> [Requirements] Return the listing below in full, with every line exactly as it is.

> [Dataset content]
»»

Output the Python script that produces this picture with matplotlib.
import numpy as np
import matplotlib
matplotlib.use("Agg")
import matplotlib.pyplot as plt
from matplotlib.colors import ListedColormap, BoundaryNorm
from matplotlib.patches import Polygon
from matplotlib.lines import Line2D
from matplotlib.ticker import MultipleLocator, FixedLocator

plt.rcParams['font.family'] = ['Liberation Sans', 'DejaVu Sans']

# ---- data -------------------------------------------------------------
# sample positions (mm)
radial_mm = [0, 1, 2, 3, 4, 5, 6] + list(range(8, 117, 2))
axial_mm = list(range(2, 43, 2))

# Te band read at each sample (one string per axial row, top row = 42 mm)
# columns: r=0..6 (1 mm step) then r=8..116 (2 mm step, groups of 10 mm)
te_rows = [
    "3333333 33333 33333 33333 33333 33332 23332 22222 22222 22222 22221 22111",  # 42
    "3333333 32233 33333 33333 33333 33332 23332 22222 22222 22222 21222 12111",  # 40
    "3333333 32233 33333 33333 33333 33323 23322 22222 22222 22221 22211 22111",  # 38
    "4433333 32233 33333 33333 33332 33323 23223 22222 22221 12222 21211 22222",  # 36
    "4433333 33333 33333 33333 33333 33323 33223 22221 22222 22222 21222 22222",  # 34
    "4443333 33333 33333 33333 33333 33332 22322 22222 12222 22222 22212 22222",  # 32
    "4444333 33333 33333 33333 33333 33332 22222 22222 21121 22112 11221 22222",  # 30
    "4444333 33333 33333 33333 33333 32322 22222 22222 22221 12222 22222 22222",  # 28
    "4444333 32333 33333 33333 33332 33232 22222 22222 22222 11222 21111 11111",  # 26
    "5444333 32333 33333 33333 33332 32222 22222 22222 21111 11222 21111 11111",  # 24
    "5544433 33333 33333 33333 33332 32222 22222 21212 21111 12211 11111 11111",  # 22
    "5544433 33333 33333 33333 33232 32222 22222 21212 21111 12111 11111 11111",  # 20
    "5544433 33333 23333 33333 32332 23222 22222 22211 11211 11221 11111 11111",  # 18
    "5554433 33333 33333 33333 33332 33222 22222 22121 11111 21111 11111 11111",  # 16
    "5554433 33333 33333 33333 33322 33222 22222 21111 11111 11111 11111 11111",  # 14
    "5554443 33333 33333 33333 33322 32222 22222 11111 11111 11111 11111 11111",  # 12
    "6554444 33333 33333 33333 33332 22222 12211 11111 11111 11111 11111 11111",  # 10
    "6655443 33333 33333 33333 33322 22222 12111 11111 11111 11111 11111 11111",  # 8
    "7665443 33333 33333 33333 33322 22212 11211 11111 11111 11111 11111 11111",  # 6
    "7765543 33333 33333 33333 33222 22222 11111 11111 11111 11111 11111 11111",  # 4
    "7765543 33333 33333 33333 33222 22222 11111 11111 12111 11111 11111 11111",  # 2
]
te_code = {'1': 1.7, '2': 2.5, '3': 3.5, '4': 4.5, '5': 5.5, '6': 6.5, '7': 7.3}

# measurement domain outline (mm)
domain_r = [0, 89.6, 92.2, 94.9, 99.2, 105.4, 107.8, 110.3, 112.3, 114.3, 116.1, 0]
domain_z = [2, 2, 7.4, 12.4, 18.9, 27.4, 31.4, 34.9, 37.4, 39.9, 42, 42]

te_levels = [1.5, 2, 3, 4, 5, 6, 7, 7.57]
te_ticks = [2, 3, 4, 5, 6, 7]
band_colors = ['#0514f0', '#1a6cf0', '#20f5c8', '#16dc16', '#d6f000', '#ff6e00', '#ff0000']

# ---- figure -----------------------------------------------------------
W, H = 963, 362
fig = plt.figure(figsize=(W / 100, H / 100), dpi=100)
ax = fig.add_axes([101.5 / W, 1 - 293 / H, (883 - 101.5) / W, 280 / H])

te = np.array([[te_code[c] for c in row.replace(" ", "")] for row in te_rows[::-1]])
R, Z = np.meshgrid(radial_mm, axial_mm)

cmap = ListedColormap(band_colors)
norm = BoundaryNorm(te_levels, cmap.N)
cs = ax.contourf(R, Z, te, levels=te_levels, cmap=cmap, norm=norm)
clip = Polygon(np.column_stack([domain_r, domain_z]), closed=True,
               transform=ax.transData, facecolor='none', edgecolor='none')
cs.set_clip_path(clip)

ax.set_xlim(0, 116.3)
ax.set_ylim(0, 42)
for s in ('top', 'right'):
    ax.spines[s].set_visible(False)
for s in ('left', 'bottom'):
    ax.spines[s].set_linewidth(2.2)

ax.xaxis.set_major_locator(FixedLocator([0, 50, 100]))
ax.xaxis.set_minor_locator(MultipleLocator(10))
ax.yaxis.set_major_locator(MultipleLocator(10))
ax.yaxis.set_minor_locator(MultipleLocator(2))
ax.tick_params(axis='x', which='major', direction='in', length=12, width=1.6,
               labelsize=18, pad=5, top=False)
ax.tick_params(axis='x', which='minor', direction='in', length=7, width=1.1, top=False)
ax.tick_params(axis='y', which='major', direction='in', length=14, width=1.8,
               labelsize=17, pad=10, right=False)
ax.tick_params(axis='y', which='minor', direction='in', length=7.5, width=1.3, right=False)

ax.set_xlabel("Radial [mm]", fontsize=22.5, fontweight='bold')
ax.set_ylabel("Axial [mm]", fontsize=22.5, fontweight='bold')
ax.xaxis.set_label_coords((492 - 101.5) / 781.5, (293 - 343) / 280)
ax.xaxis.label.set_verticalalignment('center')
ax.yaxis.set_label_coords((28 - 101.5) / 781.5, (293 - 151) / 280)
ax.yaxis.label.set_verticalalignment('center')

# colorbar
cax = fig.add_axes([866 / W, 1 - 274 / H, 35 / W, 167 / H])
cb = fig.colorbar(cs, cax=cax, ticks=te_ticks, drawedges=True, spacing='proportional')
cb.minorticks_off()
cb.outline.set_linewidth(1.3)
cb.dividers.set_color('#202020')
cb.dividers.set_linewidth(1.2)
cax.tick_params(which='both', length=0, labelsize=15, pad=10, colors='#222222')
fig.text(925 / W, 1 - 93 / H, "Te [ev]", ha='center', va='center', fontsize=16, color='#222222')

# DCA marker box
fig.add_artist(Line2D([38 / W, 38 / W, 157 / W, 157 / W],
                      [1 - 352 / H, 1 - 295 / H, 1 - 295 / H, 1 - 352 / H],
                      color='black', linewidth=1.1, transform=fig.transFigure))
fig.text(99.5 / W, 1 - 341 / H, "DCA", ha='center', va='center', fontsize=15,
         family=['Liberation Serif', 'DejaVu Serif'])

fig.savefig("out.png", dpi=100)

««

> [Finished task]
Output the Python script that produces this picture with matplotlib.
import numpy as np
import matplotlib
matplotlib.use("Agg")
import matplotlib.pyplot as plt
from matplotlib.colors import ListedColormap, BoundaryNorm
from matplotlib.patches import Polygon
from matplotlib.lines import Line2D
from matplotlib.ticker import MultipleLocator, FixedLocator

plt.rcParams['font.family'] = ['Liberation Sans', 'DejaVu Sans']

# ---- data -------------------------------------------------------------
# sample positions (mm)
radial_mm = [0, 1, 2, 3, 4, 5, 6] + list(range(8, 117, 2))
axial_mm = list(range(2, 43, 2))

# Te band read at each sample (one string per axial row, top row = 42 mm)
# columns: r=0..6 (1 mm step) then r=8..116 (2 mm step, groups of 10 mm)
te_rows = [
    "3333333 33333 33333 33333 33333 33332 23332 22222 22222 22222 22221 22111",  # 42
    "3333333 32233 33333 33333 33333 33332 23332 22222 22222 22222 21222 12111",  # 40
    "3333333 32233 33333 33333 33333 33323 23322 22222 22222 22221 22211 22111",  # 38
    "4433333 32233 33333 33333 33332 33323 23223 22222 22221 12222 21211 22222",  # 36
    "4433333 33333 33333 33333 33333 33323 33223 22221 22222 22222 21222 22222",  # 34
    "4443333 33333 33333 33333 33333 33332 22322 22222 12222 22222 22212 22222",  # 32
    "4444333 33333 33333 33333 33333 33332 22222 22222 21121 22112 11221 22222",  # 30
    "4444333 33333 33333 33333 33333 32322 22222 22222 22221 12222 22222 22222",  # 28
    "4444333 32333 33333 33333 33332 33232 22222 22222 22222 11222 21111 11111",  # 26
    "5444333 32333 33333 33333 33332 32222 22222 22222 21111 11222 21111 11111",  # 24
    "5544433 33333 33333 33333 33332 32222 22222 21212 21111 12211 11111 11111",  # 22
    "5544433 33333 33333 33333 33232 32222 22222 21212 21111 12111 11111 11111",  # 20
    "5544433 33333 23333 33333 32332 23222 22222 22211 11211 11221 11111 11111",  # 18
    "5554433 33333 33333 33333 33332 33222 22222 22121 11111 21111 11111 11111",  # 16
    "5554433 33333 33333 33333 33322 33222 22222 21111 11111 11111 11111 11111",  # 14
    "5554443 33333 33333 33333 33322 32222 22222 11111 11111 11111 11111 11111",  # 12
    "6554444 33333 33333 33333 33332 22222 12211 11111 11111 11111 11111 11111",  # 10
    "6655443 33333 33333 33333 33322 22222 12111 11111 11111 11111 11111 11111",  # 8
    "7665443 33333 33333 33333 33322 22212 11211 11111 11111 11111 11111 11111",  # 6
    "7765543 33333 33333 33333 33222 22222 11111 11111 11111 11111 11111 11111",  # 4
    "7765543 33333 33333 33333 33222 22222 11111 11111 12111 11111 11111 11111",  # 2
]
te_code = {'1': 1.7, '2': 2.5, '3': 3.5, '4': 4.5, '5': 5.5, '6': 6.5, '7': 7.3}

# measurement domain outline (mm)
domain_r = [0, 89.6, 92.2, 94.9, 99.2, 105.4, 107.8, 110.3, 112.3, 114.3, 116.1, 0]
domain_z = [2, 2, 7.4, 12.4, 18.9, 27.4, 31.4, 34.9, 37.4, 39.9, 42, 42]

te_levels = [1.5, 2, 3, 4, 5, 6, 7, 7.57]
te_ticks = [2, 3, 4, 5, 6, 7]
band_colors = ['#0514f0', '#1a6cf0', '#20f5c8', '#16dc16', '#d6f000', '#ff6e00', '#ff0000']

# ---- figure -----------------------------------------------------------
W, H = 963, 362
fig = plt.figure(figsize=(W / 100, H / 100), dpi=100)
ax = fig.add_axes([101.5 / W, 1 - 293 / H, (883 - 101.5) / W, 280 / H])

te = np.array([[te_code[c] for c in row.replace(" ", "")] for row in te_rows[::-1]])
R, Z = np.meshgrid(radial_mm, axial_mm)

cmap = ListedColormap(band_colors)
norm = BoundaryNorm(te_levels, cmap.N)
cs = ax.contourf(R, Z, te, levels=te_levels, cmap=cmap, norm=norm)
clip = Polygon(np.column_stack([domain_r, domain_z]), closed=True,
               transform=ax.transData, facecolor='none', edgecolor='none')
cs.set_clip_path(clip)

ax.set_xlim(0, 116.3)
ax.set_ylim(0, 42)
for s in ('top', 'right'):
    ax.spines[s].set_visible(False)
for s in ('left', 'bottom'):
    ax.spines[s].set_linewidth(2.2)

ax.xaxis.set_major_locator(FixedLocator([0, 50, 100]))
ax.xaxis.set_minor_locator(MultipleLocator(10))
ax.yaxis.set_major_locator(MultipleLocator(10))
ax.yaxis.set_minor_locator(MultipleLocator(2))
ax.tick_params(axis='x', which='major', direction='in', length=12, width=1.6,
               labelsize=18, pad=5, top=False)
ax.tick_params(axis='x', which='minor', direction='in', length=7, width=1.1, top=False)
ax.tick_params(axis='y', which='major', direction='in', length=14, width=1.8,
               labelsize=17, pad=10, right=False)
ax.tick_params(axis='y', which='minor', direction='in', length=7.5, width=1.3, right=False)

ax.set_xlabel("Radial [mm]", fontsize=22.5, fontweight='bold')
ax.set_ylabel("Axial [mm]", fontsize=22.5, fontweight='bold')
ax.xaxis.set_label_coords((492 - 101.5) / 781.5, (293 - 343) / 280)
ax.xaxis.label.set_verticalalignment('center')
ax.yaxis.set_label_coords((28 - 101.5) / 781.5, (293 - 151) / 280)
ax.yaxis.label.set_verticalalignment('center')

# colorbar
cax = fig.add_axes([866 / W, 1 - 274 / H, 35 / W, 167 / H])
cb = fig.colorbar(cs, cax=cax, ticks=te_ticks, drawedges=True, spacing='proportional')
cb.minorticks_off()
cb.outline.set_linewidth(1.3)
cb.dividers.set_color('#202020')
cb.dividers.set_linewidth(1.2)
cax.tick_params(which='both', length=0, labelsize=15, pad=10, colors='#222222')
fig.text(925 / W, 1 - 93 / H, "Te [ev]", ha='center', va='center', fontsize=16, color='#222222')

# DCA marker box
fig.add_artist(Line2D([38 / W, 38 / W, 157 / W, 157 / W],
                      [1 - 352 / H, 1 - 295 / H, 1 - 295 / H, 1 - 352 / H],
                      color='black', linewidth=1.1, transform=fig.transFigure))
fig.text(99.5 / W, 1 - 341 / H, "DCA", ha='center', va='center', fontsize=15,
         family=['Liberation Serif', 'DejaVu Serif'])

fig.savefig("out.png", dpi=100)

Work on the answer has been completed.